** START RECORDS TO USE **

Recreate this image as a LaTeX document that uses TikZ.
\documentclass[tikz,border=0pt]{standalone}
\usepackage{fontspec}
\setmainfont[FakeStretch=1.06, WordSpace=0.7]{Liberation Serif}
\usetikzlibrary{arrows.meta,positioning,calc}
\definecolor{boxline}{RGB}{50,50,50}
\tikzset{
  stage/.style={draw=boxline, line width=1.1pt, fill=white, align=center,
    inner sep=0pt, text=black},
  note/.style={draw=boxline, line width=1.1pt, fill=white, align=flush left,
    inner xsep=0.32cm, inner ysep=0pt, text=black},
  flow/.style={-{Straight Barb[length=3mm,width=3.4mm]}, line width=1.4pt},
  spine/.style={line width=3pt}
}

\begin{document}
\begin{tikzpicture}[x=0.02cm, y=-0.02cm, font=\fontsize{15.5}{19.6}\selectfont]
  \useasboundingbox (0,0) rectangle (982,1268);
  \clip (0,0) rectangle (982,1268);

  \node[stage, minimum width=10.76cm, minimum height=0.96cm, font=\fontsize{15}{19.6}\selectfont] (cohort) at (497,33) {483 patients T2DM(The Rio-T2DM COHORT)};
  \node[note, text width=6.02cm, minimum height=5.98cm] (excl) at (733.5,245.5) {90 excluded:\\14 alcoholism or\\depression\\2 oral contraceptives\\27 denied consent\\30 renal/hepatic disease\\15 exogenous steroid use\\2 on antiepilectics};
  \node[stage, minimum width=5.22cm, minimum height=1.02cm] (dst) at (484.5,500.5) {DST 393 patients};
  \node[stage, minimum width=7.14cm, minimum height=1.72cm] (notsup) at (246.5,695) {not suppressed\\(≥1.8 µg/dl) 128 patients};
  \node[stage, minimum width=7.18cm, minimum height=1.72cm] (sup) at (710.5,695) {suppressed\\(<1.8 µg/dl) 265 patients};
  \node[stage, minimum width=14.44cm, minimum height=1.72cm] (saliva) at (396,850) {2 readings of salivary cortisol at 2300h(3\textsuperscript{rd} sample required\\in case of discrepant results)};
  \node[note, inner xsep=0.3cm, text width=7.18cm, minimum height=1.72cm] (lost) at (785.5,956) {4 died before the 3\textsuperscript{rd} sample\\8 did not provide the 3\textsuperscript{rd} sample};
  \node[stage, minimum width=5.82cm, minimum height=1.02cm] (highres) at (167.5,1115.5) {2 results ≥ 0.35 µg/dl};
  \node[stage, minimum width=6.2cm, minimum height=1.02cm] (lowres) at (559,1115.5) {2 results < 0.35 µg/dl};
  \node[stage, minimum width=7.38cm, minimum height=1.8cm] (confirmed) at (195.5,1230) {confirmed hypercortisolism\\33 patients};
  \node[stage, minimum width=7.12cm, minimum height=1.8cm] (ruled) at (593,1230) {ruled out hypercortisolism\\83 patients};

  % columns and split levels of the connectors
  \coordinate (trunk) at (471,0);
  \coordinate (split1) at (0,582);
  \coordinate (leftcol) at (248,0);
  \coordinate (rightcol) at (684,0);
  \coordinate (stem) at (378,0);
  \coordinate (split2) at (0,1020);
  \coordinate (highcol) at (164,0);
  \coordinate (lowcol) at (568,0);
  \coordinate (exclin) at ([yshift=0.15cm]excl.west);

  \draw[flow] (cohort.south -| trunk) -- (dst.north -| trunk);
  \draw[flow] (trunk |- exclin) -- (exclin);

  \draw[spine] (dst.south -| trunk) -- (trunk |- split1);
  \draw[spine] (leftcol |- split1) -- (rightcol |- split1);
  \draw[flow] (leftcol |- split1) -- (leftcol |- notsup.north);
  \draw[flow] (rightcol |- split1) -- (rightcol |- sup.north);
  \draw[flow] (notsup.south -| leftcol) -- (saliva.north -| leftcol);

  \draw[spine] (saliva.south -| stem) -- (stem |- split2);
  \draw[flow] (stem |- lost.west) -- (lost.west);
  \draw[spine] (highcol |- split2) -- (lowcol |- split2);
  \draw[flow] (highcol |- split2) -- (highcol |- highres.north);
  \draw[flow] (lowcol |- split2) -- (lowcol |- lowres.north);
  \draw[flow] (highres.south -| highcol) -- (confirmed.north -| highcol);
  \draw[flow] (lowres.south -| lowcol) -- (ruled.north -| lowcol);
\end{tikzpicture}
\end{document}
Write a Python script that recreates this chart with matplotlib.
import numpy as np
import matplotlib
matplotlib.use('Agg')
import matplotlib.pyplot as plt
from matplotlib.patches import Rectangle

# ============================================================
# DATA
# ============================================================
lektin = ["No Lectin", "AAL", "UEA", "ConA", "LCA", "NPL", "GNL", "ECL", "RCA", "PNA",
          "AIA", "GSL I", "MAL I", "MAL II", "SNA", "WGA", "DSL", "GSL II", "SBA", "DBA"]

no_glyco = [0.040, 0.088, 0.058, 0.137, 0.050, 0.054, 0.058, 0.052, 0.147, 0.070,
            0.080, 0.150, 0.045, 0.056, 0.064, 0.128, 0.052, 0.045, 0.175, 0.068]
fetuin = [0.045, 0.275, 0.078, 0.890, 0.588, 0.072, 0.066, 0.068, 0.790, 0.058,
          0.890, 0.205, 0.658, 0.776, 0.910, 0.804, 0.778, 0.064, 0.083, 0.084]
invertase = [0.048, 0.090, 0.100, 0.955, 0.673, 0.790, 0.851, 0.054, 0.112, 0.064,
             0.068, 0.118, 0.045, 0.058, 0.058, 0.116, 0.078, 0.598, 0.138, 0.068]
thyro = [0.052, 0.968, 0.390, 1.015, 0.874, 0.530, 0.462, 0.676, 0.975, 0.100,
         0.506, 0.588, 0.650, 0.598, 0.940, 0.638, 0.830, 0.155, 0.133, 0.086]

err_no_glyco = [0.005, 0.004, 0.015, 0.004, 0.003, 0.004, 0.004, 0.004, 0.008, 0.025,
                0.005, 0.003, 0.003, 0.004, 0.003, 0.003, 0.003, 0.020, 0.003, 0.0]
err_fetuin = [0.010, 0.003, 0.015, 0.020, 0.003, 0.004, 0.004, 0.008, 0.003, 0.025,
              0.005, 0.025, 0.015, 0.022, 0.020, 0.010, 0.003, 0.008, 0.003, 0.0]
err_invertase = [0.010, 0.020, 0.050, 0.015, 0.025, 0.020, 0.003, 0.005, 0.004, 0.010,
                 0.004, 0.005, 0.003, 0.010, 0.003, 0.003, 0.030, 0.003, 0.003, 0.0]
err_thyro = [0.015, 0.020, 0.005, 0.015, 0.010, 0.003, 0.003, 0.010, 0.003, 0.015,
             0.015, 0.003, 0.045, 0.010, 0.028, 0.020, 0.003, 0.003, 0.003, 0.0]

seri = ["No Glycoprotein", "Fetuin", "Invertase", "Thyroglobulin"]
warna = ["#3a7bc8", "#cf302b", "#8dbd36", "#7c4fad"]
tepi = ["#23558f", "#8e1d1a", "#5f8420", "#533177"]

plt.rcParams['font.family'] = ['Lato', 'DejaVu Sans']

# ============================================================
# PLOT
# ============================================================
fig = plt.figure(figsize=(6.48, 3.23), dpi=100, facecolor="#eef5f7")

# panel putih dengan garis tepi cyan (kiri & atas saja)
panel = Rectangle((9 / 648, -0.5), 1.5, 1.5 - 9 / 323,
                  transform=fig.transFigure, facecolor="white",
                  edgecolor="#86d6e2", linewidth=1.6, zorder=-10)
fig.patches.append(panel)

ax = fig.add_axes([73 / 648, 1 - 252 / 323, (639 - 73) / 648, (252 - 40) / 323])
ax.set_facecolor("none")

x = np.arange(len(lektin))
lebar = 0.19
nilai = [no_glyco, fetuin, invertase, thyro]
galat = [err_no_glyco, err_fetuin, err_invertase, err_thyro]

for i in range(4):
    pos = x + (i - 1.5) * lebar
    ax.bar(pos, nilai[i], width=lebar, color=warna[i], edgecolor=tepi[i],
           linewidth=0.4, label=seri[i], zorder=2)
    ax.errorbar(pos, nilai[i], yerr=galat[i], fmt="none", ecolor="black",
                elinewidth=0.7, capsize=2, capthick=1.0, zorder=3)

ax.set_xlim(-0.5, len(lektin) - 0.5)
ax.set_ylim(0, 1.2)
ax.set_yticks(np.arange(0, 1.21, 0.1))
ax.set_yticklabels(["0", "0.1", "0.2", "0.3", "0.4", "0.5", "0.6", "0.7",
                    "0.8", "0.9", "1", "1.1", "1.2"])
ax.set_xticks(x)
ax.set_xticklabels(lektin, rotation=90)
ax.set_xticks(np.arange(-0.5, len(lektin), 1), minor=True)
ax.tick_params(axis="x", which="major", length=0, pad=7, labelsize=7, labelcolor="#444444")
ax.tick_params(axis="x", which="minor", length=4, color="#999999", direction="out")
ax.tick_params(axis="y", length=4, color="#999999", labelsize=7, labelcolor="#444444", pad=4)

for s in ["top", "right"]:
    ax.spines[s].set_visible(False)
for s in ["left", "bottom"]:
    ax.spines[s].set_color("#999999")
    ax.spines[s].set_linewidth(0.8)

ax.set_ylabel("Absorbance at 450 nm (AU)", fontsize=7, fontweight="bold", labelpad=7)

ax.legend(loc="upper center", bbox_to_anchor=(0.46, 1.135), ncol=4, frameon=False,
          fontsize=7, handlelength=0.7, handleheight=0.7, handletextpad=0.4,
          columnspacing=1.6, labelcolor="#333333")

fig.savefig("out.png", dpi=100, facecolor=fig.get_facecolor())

** END RECORDS TO USE **

Exactly as written, quote the lines from the one that has "Write a Python" down to the one that has "0.155, 0.133, 0.086]", and include both.

EXERCISE OUTPUT:
Write a Python script that recreates this chart with matplotlib.
import numpy as np
import matplotlib
matplotlib.use('Agg')
import matplotlib.pyplot as plt
from matplotlib.patches import Rectangle

# ============================================================
# DATA
# ============================================================
lektin = ["No Lectin", "AAL", "UEA", "ConA", "LCA", "NPL", "GNL", "ECL", "RCA", "PNA",
          "AIA", "GSL I", "MAL I", "MAL II", "SNA", "WGA", "DSL", "GSL II", "SBA", "DBA"]

no_glyco = [0.040, 0.088, 0.058, 0.137, 0.050, 0.054, 0.058, 0.052, 0.147, 0.070,
            0.080, 0.150, 0.045, 0.056, 0.064, 0.128, 0.052, 0.045, 0.175, 0.068]
fetuin = [0.045, 0.275, 0.078, 0.890, 0.588, 0.072, 0.066, 0.068, 0.790, 0.058,
          0.890, 0.205, 0.658, 0.776, 0.910, 0.804, 0.778, 0.064, 0.083, 0.084]
invertase = [0.048, 0.090, 0.100, 0.955, 0.673, 0.790, 0.851, 0.054, 0.112, 0.064,
             0.068, 0.118, 0.045, 0.058, 0.058, 0.116, 0.078, 0.598, 0.138, 0.068]
thyro = [0.052, 0.968, 0.390, 1.015, 0.874, 0.530, 0.462, 0.676, 0.975, 0.100,
         0.506, 0.588, 0.650, 0.598, 0.940, 0.638, 0.830, 0.155, 0.133, 0.086]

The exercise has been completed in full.